Legacy SandboxPolicy / sandbox_mode configs are still supported on Linux. They can continue to use the legacy Landlock path when the split filesystem policy is sandbox-equivalent to the legacy model after cwd resolution. Split filesystem policies that need direct FileSystemSandboxPolicy enforcement, such as read-only or denied carveouts under a broader writable root, automatically route through bubblewrap. The legacy Landlock path is used only when the split filesystem policy round-trips through the legacy SandboxPolicy model without changing semantics. That includes overlapping cases like /repo = write, /repo/a = none, /repo/a/b = write, where the more specific writable child must reopen under a denied parent.

The Linux sandbox helper prefers the first bwrap found on PATH outside the current working directory whenever it is available. If bwrap is present but too old to support --argv0, the helper keeps using system bubblewrap and switches to a no---argv0 compatibility path for the inner re-exec. If bwrap is missing, it falls back to the vendored bubblewrap path compiled into the binary and Codex surfaces a startup warning through its normal notification path instead of printing directly from the sandbox helper. Codex also surfaces a startup warning when bubblewrap cannot create user namespaces. WSL2 uses the normal Linux bubblewrap path. WSL1 is not supported for bubblewrap sandboxing because it cannot create the required user namespaces, so Codex rejects sandboxed shell commands that would enter the bubblewrap path before invoking bwrap.

Windows

Legacy SandboxPolicy / sandbox_mode configs are still supported on Windows. Legacy read-only and workspace-write policies imply full filesystem read access; exact readable roots are represented by split filesystem policies instead.

The elevated Windows sandbox also supports:

legacy ReadOnly and WorkspaceWrite behavior
split filesystem policies that need exact readable roots, exact writable roots, or extra read-only carveouts under writable roots
backend-managed system read roots required for basic execution, such as C:\Windows, C:\Program Files, C:\Program Files (x86), and C:\ProgramData, when a split filesystem policy requests platform defaults

The unelevated restricted-token backend still supports the legacy full-read Windows model for legacy ReadOnly and WorkspaceWrite behavior.

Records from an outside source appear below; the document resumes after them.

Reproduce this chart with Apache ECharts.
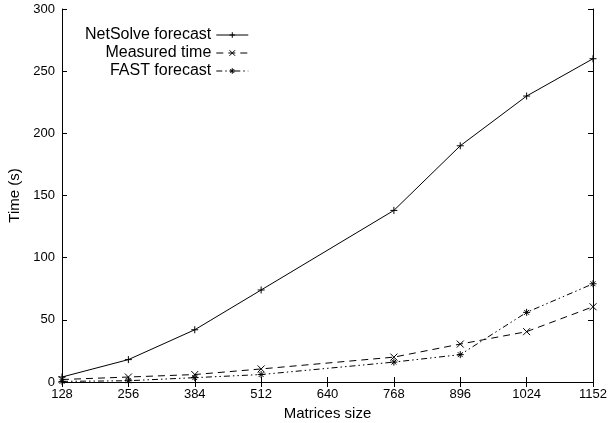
<!DOCTYPE html>
<html>
<head>
<meta charset="utf-8">
<script src="https://cdn.jsdelivr.net/npm/echarts@6/dist/echarts.min.js"></script>
<style>
  html, body { margin: 0; padding: 0; background: #fff; }
  #chart { width: 616px; height: 423px; }
</style>
</head>
<body>
<div id="chart"></div>
<script>
// matrix sizes on the x axis
const sizes = [128, 256, 384, 512, 768, 896, 1024, 1152];
const netsolve = [4, 18, 42, 74, 138, 190, 230, 260];
const measured = [2, 4, 6, 10.5, 20, 30.5, 40.5, 60.5];
const fast = [0.5, 1, 3.5, 6, 16, 22, 56, 79];

const xTicks = [128, 256, 384, 512, 640, 768, 896, 1024, 1152];
const yTicks = [0, 50, 100, 150, 200, 250, 300];

const plus = 'path://M0,5L10,5M5,0L5,10';
const cross = 'path://M1,1L9,9M9,1L1,9';
const star = 'path://M0,5L10,5M5,0L5,10M1.5,1.5L8.5,8.5M8.5,1.5L1.5,8.5';

const pairs = ys => sizes.map((x, i) => [x, ys[i]]);

const font = 'Liberation Sans, Arial, sans-serif';

const mkSeries = (name, ys, sym, dash) => ({
  name: name,
  type: 'line',
  data: pairs(ys),
  symbol: sym,
  symbolSize: 7,
  showSymbol: true,
  lineStyle: { color: '#000', width: 1, type: dash },
  itemStyle: { color: 'none', borderColor: '#000', borderWidth: 1 },
  emphasis: { disabled: true },
  animation: false
});

const chart = echarts.init(document.getElementById('chart'));
chart.setOption({
  animation: false,
  grid: { left: 62, right: 23, top: 9, bottom: 41, outerBoundsMode: 'none' },
  legend: {
    orient: 'vertical',
    align: 'right',
    left: 80,
    top: 22,
    itemGap: 2,
    itemWidth: 32,
    itemHeight: 7,
    lineStyle: { width: 1 },
    itemStyle: { borderWidth: 1 },
    textStyle: { fontFamily: font, fontSize: 16, color: '#000', width: 165, align: 'right', padding: [0, 0, 0, 0] },
    data: ['NetSolve forecast', 'Measured time', 'FAST forecast']
  },
  xAxis: [{
    type: 'value',
    min: xTicks[0], max: xTicks[xTicks.length - 1], interval: 128,
    name: 'Matrices size',
    nameLocation: 'middle',
    nameGap: 21,
    nameTextStyle: { fontFamily: font, fontSize: 15, color: '#000' },
    axisLine: { lineStyle: { color: '#000', width: 1 } },
    axisTick: { inside: true, length: 5, lineStyle: { color: '#000' } },
    axisLabel: { fontFamily: font, fontSize: 13, color: '#000', margin: 6, formatter: v => String(v) },
    splitLine: { show: false }
  }, {
    type: 'value', position: 'top',
    min: xTicks[0], max: xTicks[xTicks.length - 1], interval: 128,
    axisLine: { lineStyle: { color: '#000', width: 1 } },
    axisTick: { inside: true, length: 5, lineStyle: { color: '#000' } },
    axisLabel: { show: false },
    splitLine: { show: false }
  }],
  yAxis: [{
    type: 'value',
    min: yTicks[0], max: yTicks[yTicks.length - 1], interval: 50,
    name: 'Time (s)',
    nameLocation: 'middle',
    nameGap: 32,
    nameTextStyle: { fontFamily: font, fontSize: 15, color: '#000' },
    axisLine: { show: true, lineStyle: { color: '#000', width: 1 } },
    axisTick: { show: true, inside: true, length: 5, lineStyle: { color: '#000' } },
    axisLabel: { fontFamily: font, fontSize: 13, color: '#000', margin: 7 },
    splitLine: { show: false }
  }, {
    type: 'value', position: 'right',
    min: yTicks[0], max: yTicks[yTicks.length - 1], interval: 50,
    axisLine: { show: true, lineStyle: { color: '#000', width: 1 } },
    axisTick: { show: true, inside: true, length: 5, lineStyle: { color: '#000' } },
    axisLabel: { show: false },
    splitLine: { show: false }
  }],
  series: [
    mkSeries('NetSolve forecast', netsolve, plus, 'solid'),
    mkSeries('Measured time', measured, cross, [7, 5]),
    mkSeries('FAST forecast', fast, star, [6, 3, 1.5, 3, 1.5, 3])
  ]
});
</script>
</body>
</html>
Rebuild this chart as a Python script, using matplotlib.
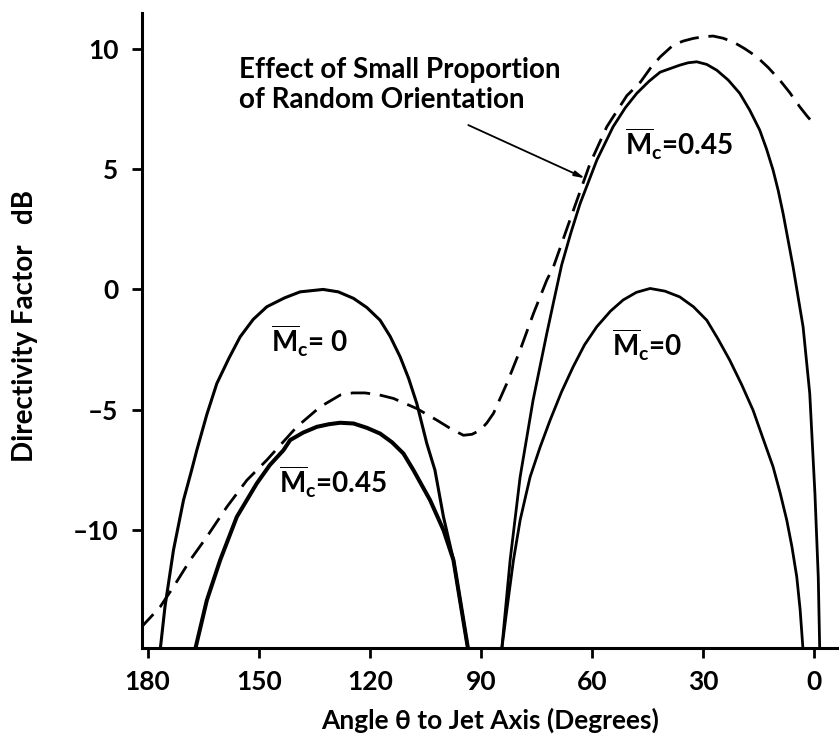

It also supports a narrow split-filesystem subset: full-read split policies whose writable roots still match the legacy WorkspaceWrite root set, but add extra read-only carveouts under those writable roots.

New [permissions] / split filesystem policies remain supported on Windows only when they can be enforced directly by the selected Windows backend or round-trip through the legacy SandboxPolicy model without changing semantics. Policies that would require direct explicit unreadable carveouts (none) or reopened writable descendants under read-only carveouts still fail closed instead of running with weaker enforcement.

All Platforms

Expects the binary containing codex-core to simulate the virtual apply_patch CLI when arg1 is --codex-run-as-apply-patch. See the codex-arg0 crate for details.